Temporarily restricted net assets consist of administrative funding provided by the University of Tennessee and contributions for the farm lease payment.  Total temporarily restricted net assets at June 30, 2002, were $370,330.62. Of this amount, $111,900.40 was used to pay for unrestricted disbursements at year-end. Unrestricted contributions were used to repay the amount due to temporarily restricted net assets during July 2002.

5.                  DR. SHUMAKER’S CONTRACT WITH THE FOUNDATION

Dr. John Shumaker, President of The University of Tennessee, entered into a contract with the Foundation in May 2002.  The Foundation will provide long term care insurance and life and disability insurance over and above the University’s plan.  The Foundation will reimburse Dr. Shumaker up to $10,000 per fiscal year for incurred attorney and financial planning fees.  The Foundation will also provide target bonuses as an incentive to accomplish specific goals for the benefit of the University.  The Foundation will purchase $75,000 of investments on each June 30 as an Executive Option.  The Foundation purchased $92,000 of additional executive option investments at June 30 since Dr. Shumaker gave up approximately this amount in options by leaving the University of Louisville.  Finally, the Foundation will pay a supplemental retirement benefit of $150,000 per year for 10 years when Dr. Shumaker ceases to be President.  Dr.
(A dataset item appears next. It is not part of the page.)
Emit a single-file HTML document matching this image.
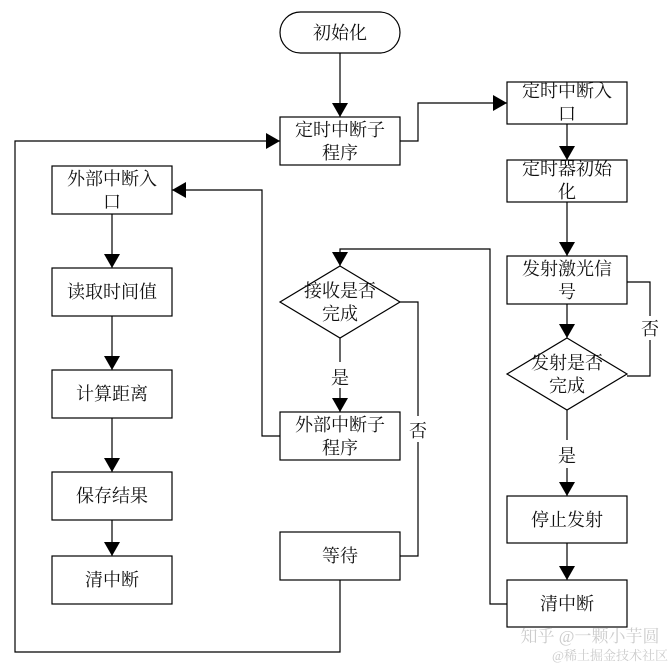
<!DOCTYPE html>
<html><head><meta charset="utf-8"><style>
body{margin:0;background:#fff}
svg text{font-family:"Liberation Serif","Noto Serif CJK SC",serif;font-size:18px;fill:#111;text-anchor:middle}
</style></head><body>
<svg width="672" height="665" viewBox="0 0 672 665" xmlns="http://www.w3.org/2000/svg">
<defs><marker id="a" markerWidth="10" markerHeight="10" refX="9" refY="5" orient="auto" markerUnits="userSpaceOnUse"><path d="M0,0 L10,5 L0,10 z" fill="#000"/></marker>
<marker id="b" markerWidth="14" markerHeight="16" refX="14" refY="8" orient="auto" markerUnits="userSpaceOnUse"><path d="M0,0 L14,8 L0,16 z" fill="#000"/></marker></defs>
<g fill="none" stroke="#000" stroke-width="1.2">
<rect x="280" y="12" width="120" height="41" rx="20.5"/>
<rect x="280" y="117" width="120" height="48"/>
<rect x="507" y="82" width="120" height="42"/>
<rect x="507" y="160" width="120" height="42"/>
<rect x="507" y="256" width="120" height="48"/>
<polygon points="567,338 627,374 567,410 507,374"/>
<rect x="507" y="496" width="120" height="47"/>
<rect x="507" y="580" width="120" height="47"/>
<rect x="52" y="166" width="120" height="48"/>
<rect x="52" y="268" width="120" height="48"/>
<rect x="52" y="370" width="120" height="48"/>
<rect x="52" y="472" width="120" height="48"/>
<rect x="52" y="556" width="120" height="48"/>
<polygon points="340,266 400,302 340,338 280,302"/>
<rect x="280" y="412" width="120" height="48"/>
<rect x="280" y="532" width="120" height="48"/>
</g>
<g fill="none" stroke="#000" stroke-width="1.2" marker-end="url(#b)">
<path d="M340,53 V117"/>
<path d="M400,141 H418 V103 H507"/>
<path d="M567,124 V160"/>
<path d="M567,202 V256"/>
<path d="M567,304 V338"/>
<path d="M567,468 V496"/>
<path d="M567,543 V580"/>
<path d="M112,214 V268"/>
<path d="M112,316 V370"/>
<path d="M112,418 V472"/>
<path d="M112,520 V556"/>
<path d="M340,388 V412"/>
<path d="M340,580 V652 H15 V141 H280"/>
<path d="M507,604 H490 V249 H340 V266"/>
<path d="M280,436 H262 V190 H172"/>
</g>
<g fill="none" stroke="#000" stroke-width="1.2">
<path d="M340,338 V362"/>
<path d="M567,410 V440"/>
<path d="M627,282 H650 V316 M650,340 V376 H627"/>
<path d="M400,302 H418 V416 M418,442 V556 H400"/>
</g>
<text x="340" y="39">初始化</text>
<text x="340" y="136">定时中断子</text><text x="340" y="159">程序</text>
<text x="567" y="97">定时中断入</text><text x="567" y="120">口</text>
<text x="567" y="175">定时器初始</text><text x="567" y="198">化</text>
<text x="567" y="275">发射激光信</text><text x="567" y="298">号</text>
<text x="567" y="369">发射是否</text><text x="567" y="392">完成</text>
<text x="567" y="526">停止发射</text>
<text x="567" y="610">清中断</text>
<text x="112" y="185">外部中断入</text><text x="112" y="208">口</text>
<text x="112" y="298">读取时间值</text>
<text x="112" y="400">计算距离</text>
<text x="112" y="502">保存结果</text>
<text x="112" y="586">清中断</text>
<text x="340" y="297">接收是否</text><text x="340" y="320">完成</text>
<text x="340" y="431">外部中断子</text><text x="340" y="454">程序</text>
<text x="340" y="562">等待</text>
<text x="340" y="384">是</text>
<text x="567" y="462">是</text>
<text x="650" y="335">否</text>
<text x="418" y="437">否</text>
<text x="590" y="642" style="fill:#ccc;font-size:17px">知乎 @一颗小芋圆</text>
<text x="610" y="660" style="fill:#ccc;font-size:13px">@稀土掘金技术社区</text>
</svg>
</body></html>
Shumaker must remain as President until June 30, 2008, for the obligation to remain in effect except in the event of his death or permanent disability.  The Foundation has not funded this benefit as of June 30, 2002.

6.                  UT NATIONAL ALUMNI ASSOCIATION

The Foundation granted $748,593.71 to the UT National Alumni Association to provide funds for the Association’s budget.  The Association funds various scholarships, faculty awards, and other programs which benefit the University of Tennessee.  The funds provided came from unrestricted contributions.

7.                  SUBSEQUENT EVENT

On September 17, 2002, the LLC requested the Health, Educational and Housing Facility Board of the County of Knox, Tennessee to issue $60,090,000 variable rate, tax-exempt bonds to fund the acquisition, construction, and equipping of a student housing facility adjacent to the Knoxville campus.  The facility will be a 12-story complex with five levels for parking and seven levels for housing.  The facility is scheduled for completion in August 2004.  During the construction period, interest will be paid on the debt.  The first principal payment is due September 1, 2005.